__Given instruction__:
Print the material below exactly as it stands, please, from its first line to the line holding "import * as", with no pictures.

__Information supplied__:
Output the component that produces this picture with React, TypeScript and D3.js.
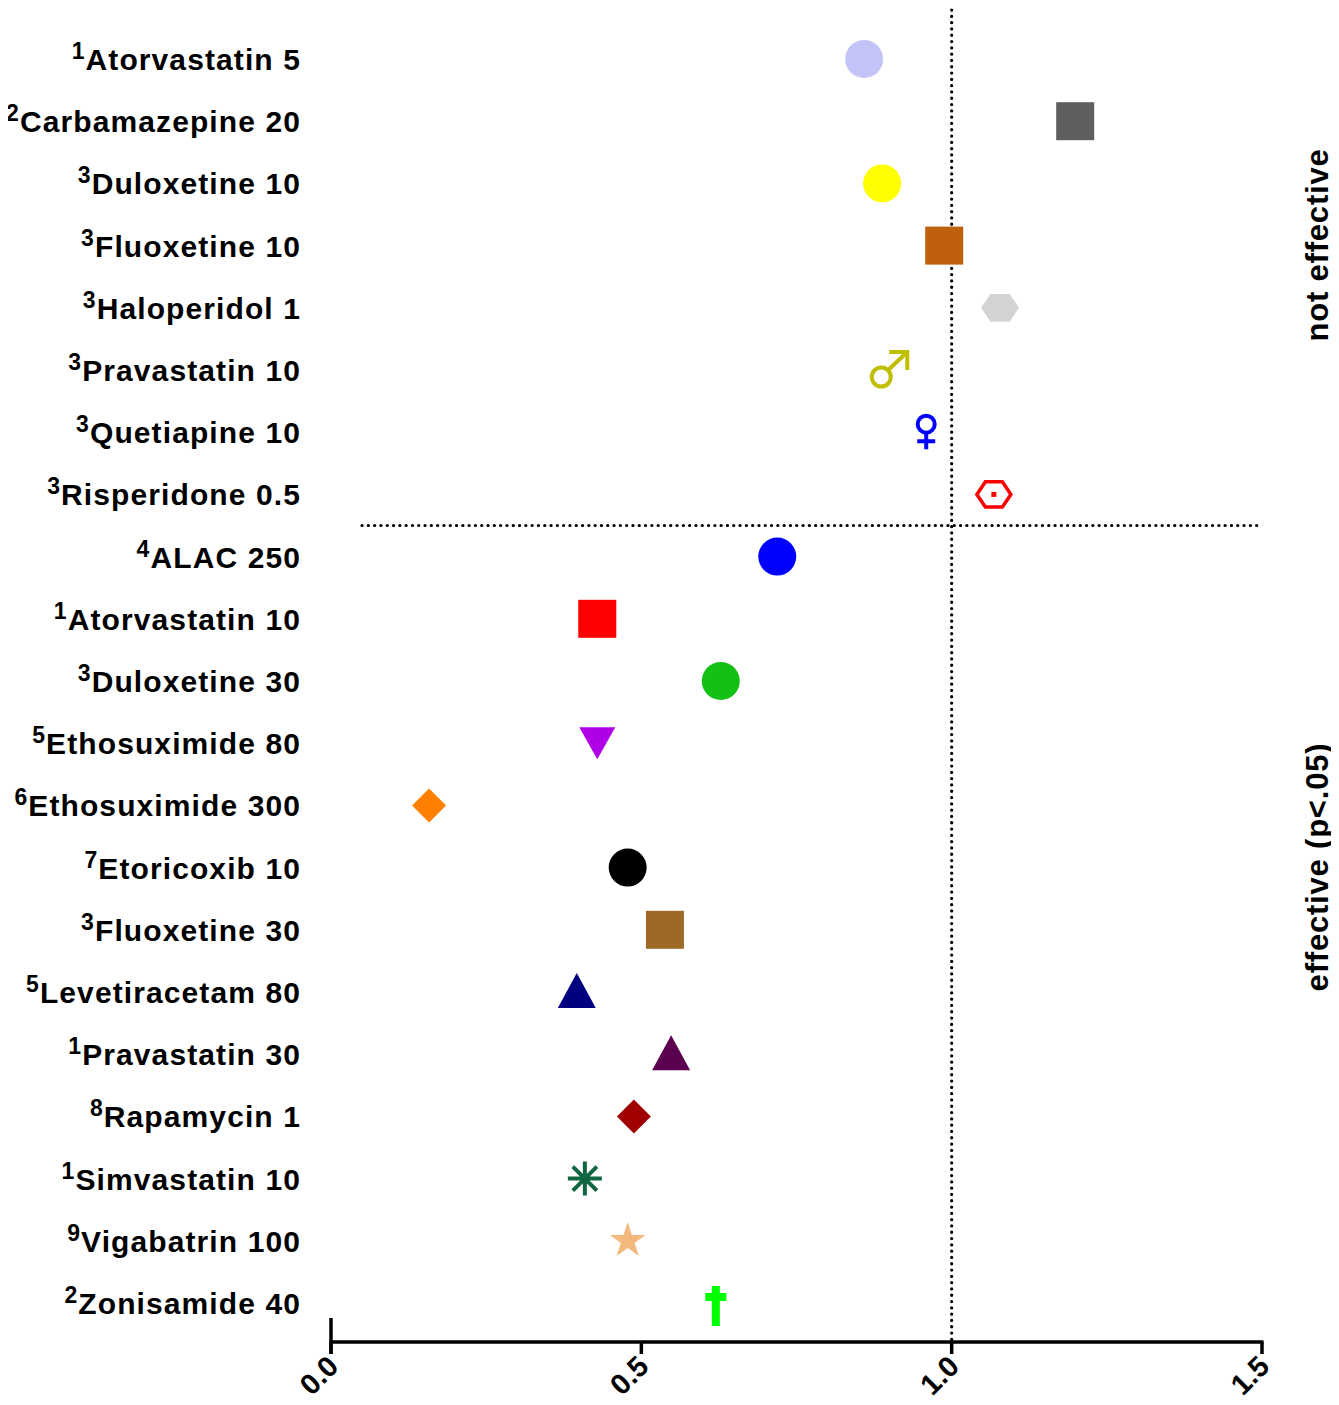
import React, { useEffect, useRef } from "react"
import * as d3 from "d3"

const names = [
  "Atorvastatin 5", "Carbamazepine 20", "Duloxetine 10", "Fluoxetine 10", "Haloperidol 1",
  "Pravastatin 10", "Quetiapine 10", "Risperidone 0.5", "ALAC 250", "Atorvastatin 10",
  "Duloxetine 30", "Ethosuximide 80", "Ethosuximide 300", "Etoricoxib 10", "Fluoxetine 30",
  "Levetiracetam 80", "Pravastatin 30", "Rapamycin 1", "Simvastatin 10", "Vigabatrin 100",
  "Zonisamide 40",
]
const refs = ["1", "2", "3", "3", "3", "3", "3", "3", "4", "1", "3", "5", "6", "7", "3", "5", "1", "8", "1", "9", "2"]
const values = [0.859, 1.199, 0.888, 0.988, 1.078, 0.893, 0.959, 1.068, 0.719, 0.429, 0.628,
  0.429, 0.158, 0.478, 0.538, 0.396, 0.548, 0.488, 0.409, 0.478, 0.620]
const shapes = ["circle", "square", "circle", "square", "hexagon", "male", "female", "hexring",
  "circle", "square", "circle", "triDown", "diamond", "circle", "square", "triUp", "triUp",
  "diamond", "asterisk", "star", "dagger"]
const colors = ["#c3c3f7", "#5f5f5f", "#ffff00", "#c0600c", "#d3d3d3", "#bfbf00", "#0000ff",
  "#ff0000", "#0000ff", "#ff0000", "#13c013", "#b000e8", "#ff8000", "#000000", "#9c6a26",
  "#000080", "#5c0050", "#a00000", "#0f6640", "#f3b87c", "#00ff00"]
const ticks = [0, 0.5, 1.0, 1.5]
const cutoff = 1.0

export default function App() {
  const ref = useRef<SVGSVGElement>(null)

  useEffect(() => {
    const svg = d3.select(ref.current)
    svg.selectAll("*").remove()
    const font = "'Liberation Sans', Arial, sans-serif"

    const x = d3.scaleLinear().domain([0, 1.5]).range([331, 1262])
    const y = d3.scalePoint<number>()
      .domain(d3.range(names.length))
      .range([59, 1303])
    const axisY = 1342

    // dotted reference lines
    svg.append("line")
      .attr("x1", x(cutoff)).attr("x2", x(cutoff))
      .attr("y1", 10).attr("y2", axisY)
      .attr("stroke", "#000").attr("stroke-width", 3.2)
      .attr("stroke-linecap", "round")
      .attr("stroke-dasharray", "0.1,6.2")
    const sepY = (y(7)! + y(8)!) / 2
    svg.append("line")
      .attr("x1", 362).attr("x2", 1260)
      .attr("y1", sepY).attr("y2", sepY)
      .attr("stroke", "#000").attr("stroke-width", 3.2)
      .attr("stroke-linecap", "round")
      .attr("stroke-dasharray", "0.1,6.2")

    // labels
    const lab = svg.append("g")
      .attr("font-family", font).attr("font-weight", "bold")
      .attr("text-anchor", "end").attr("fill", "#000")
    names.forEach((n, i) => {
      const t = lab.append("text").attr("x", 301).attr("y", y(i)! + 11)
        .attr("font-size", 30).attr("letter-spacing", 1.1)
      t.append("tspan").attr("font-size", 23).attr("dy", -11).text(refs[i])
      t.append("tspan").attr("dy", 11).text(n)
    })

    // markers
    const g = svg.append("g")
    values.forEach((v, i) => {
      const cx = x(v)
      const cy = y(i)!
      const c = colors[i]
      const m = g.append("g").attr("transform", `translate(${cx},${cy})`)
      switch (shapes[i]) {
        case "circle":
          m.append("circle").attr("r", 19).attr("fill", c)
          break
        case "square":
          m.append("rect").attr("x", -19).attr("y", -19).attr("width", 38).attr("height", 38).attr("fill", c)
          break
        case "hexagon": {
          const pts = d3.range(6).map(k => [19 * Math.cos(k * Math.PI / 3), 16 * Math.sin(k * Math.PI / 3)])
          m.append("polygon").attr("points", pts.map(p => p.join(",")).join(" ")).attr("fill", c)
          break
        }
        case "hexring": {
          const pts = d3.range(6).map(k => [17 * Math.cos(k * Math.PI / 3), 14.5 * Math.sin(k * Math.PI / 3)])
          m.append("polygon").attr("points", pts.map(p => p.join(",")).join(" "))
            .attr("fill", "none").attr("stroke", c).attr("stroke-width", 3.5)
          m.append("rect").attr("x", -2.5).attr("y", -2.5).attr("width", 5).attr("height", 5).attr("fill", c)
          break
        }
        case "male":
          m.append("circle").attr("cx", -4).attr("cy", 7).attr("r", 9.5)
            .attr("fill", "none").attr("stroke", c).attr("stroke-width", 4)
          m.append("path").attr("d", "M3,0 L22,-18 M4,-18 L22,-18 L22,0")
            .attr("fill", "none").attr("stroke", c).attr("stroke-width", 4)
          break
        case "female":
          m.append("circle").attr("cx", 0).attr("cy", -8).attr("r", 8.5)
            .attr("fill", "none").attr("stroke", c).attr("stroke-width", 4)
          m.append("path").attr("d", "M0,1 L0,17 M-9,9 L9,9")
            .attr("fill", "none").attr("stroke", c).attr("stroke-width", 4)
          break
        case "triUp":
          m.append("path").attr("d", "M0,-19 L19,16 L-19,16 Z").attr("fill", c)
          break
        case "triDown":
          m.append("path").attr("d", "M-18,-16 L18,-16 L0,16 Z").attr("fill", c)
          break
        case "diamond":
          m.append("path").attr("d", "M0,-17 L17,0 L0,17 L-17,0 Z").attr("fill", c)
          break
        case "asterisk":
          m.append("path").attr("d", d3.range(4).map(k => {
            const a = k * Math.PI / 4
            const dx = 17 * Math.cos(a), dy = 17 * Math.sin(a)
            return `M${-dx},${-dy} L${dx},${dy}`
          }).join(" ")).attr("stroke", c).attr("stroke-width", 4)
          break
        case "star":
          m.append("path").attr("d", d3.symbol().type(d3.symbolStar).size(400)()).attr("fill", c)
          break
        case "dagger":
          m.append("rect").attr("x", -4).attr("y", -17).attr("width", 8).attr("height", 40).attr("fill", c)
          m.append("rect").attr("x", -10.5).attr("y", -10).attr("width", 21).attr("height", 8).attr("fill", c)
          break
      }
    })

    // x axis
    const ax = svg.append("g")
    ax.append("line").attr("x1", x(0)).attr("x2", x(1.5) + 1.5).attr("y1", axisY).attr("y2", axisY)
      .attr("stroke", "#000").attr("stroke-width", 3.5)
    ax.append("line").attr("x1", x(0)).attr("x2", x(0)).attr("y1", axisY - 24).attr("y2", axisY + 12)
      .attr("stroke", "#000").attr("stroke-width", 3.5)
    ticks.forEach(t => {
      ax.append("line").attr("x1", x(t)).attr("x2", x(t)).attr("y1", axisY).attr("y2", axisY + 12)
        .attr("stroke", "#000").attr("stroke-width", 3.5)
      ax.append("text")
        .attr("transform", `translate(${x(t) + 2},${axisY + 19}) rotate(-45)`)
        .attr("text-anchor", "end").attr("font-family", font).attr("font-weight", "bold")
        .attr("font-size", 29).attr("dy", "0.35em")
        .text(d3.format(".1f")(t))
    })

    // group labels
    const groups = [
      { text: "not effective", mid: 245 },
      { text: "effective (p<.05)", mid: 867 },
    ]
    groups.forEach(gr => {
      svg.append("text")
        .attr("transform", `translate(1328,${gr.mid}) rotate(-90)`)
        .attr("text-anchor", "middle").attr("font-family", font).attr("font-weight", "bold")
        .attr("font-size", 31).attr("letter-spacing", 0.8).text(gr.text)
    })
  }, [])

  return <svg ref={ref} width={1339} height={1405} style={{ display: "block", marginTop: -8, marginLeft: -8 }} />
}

__Task result__:
Output the component that produces this picture with React, TypeScript and D3.js.
import React, { useEffect, useRef } from "react"
import * as d3 from "d3"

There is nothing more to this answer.